_Material to process_:
══════
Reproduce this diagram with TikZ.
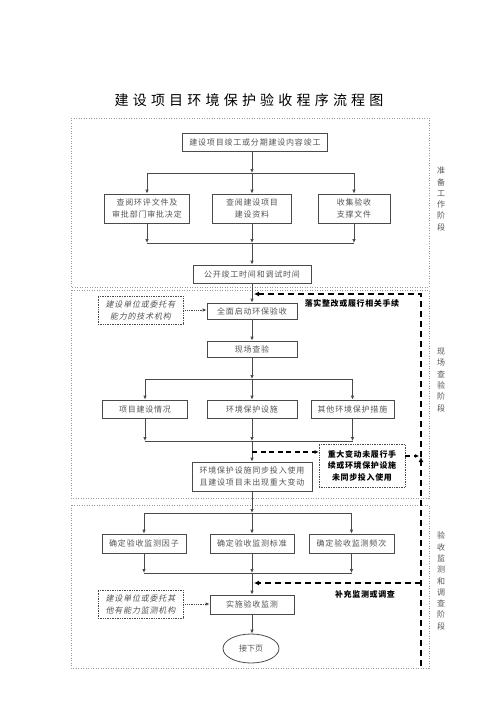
══════
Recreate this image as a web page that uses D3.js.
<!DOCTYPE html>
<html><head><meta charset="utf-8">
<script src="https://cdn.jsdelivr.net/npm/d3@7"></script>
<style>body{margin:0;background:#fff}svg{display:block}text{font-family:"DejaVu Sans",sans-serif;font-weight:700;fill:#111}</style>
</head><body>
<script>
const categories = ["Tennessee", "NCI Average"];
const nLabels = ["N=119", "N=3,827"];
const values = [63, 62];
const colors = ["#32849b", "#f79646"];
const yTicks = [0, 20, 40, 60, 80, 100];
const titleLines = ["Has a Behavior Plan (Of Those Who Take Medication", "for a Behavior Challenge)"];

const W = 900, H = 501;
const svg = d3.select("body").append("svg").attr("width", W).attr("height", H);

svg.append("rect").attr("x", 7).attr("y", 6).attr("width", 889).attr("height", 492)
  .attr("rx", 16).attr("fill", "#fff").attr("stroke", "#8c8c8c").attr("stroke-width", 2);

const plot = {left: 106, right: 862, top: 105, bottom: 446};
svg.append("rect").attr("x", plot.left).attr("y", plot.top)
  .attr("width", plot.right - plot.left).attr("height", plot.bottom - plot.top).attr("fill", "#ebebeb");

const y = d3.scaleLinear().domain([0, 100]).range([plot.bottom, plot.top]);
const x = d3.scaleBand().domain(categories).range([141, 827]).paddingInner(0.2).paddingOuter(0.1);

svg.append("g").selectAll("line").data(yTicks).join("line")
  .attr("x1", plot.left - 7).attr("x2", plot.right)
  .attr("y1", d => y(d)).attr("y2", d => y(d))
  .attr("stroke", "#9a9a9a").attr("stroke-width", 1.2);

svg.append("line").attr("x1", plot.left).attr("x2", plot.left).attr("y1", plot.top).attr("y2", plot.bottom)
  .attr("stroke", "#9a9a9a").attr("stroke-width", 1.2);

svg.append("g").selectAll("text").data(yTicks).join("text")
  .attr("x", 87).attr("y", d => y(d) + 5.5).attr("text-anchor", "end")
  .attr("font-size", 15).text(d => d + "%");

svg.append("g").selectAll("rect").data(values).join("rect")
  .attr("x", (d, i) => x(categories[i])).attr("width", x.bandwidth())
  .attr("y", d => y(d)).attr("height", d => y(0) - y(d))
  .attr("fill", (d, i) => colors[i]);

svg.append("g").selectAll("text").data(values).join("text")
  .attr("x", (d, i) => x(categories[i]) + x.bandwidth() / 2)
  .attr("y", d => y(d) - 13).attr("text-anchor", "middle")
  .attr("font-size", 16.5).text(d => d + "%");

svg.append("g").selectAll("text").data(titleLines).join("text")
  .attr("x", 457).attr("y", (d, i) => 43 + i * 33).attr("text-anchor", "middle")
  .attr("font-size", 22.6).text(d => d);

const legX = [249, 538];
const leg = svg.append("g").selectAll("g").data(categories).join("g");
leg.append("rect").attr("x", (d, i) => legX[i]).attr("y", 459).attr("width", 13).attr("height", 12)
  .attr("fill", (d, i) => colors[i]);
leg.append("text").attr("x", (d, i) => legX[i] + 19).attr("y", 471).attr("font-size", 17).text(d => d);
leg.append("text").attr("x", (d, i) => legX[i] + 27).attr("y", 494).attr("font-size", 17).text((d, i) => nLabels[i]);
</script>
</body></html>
══════
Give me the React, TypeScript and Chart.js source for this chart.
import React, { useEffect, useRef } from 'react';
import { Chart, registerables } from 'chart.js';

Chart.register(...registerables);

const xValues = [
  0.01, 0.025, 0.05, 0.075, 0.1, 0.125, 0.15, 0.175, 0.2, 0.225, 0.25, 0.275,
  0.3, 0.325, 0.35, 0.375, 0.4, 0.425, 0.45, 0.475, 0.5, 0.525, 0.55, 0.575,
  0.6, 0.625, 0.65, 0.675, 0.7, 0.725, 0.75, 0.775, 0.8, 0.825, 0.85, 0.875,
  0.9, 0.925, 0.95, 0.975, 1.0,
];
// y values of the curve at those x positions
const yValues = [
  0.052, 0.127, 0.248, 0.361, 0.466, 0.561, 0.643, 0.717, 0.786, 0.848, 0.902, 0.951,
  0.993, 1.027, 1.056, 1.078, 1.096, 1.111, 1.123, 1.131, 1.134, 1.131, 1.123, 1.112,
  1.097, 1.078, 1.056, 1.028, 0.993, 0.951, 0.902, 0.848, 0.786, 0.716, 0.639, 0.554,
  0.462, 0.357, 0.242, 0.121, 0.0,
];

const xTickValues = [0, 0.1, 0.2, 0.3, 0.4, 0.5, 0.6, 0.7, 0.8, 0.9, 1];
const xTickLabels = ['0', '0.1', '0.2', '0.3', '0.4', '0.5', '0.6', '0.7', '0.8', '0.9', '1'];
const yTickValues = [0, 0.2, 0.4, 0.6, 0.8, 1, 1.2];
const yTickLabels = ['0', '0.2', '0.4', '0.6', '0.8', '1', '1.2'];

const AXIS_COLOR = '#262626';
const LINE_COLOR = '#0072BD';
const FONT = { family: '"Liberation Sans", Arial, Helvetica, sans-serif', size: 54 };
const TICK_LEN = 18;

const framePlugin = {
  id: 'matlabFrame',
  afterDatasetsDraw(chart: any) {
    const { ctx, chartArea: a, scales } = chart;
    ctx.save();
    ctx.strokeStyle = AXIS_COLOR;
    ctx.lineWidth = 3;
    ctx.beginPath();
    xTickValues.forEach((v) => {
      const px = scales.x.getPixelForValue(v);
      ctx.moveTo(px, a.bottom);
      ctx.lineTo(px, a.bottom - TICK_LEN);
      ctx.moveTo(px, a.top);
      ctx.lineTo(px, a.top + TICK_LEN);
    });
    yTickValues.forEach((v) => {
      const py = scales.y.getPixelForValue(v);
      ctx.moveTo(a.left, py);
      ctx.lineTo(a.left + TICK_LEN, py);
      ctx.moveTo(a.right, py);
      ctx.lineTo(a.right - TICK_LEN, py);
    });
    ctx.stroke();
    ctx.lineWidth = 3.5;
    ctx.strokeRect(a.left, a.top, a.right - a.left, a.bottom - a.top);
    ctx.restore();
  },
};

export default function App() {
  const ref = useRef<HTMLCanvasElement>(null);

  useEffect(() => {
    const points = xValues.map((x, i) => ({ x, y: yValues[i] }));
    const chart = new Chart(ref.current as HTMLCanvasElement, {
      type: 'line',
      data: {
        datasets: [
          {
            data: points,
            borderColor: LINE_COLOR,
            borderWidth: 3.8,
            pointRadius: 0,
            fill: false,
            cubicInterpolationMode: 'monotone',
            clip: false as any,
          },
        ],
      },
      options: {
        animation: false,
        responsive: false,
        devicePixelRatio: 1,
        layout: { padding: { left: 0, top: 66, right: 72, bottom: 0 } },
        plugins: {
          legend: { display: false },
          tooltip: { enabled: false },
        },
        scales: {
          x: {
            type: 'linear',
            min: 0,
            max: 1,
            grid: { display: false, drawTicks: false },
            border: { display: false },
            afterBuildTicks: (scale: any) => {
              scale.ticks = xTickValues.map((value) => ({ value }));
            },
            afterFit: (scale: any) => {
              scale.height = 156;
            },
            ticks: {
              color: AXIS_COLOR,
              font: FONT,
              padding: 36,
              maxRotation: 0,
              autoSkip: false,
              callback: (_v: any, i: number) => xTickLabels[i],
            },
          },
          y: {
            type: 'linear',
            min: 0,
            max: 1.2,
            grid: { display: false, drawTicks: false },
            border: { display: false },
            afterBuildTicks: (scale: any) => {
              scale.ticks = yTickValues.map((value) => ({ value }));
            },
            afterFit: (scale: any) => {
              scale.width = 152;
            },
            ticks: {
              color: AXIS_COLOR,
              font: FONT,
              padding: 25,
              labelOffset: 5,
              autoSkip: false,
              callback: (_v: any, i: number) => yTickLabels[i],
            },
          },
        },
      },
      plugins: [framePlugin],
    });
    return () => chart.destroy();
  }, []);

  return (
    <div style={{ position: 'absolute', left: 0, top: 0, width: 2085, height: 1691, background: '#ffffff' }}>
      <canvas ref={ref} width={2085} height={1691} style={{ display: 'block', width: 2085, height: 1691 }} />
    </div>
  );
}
══════
_Goal_: Copy every line that includes the string "React" from the material above.

_Solution below_:
Give me the React, TypeScript and Chart.js source for this chart.
import React, { useEffect, useRef } from 'react';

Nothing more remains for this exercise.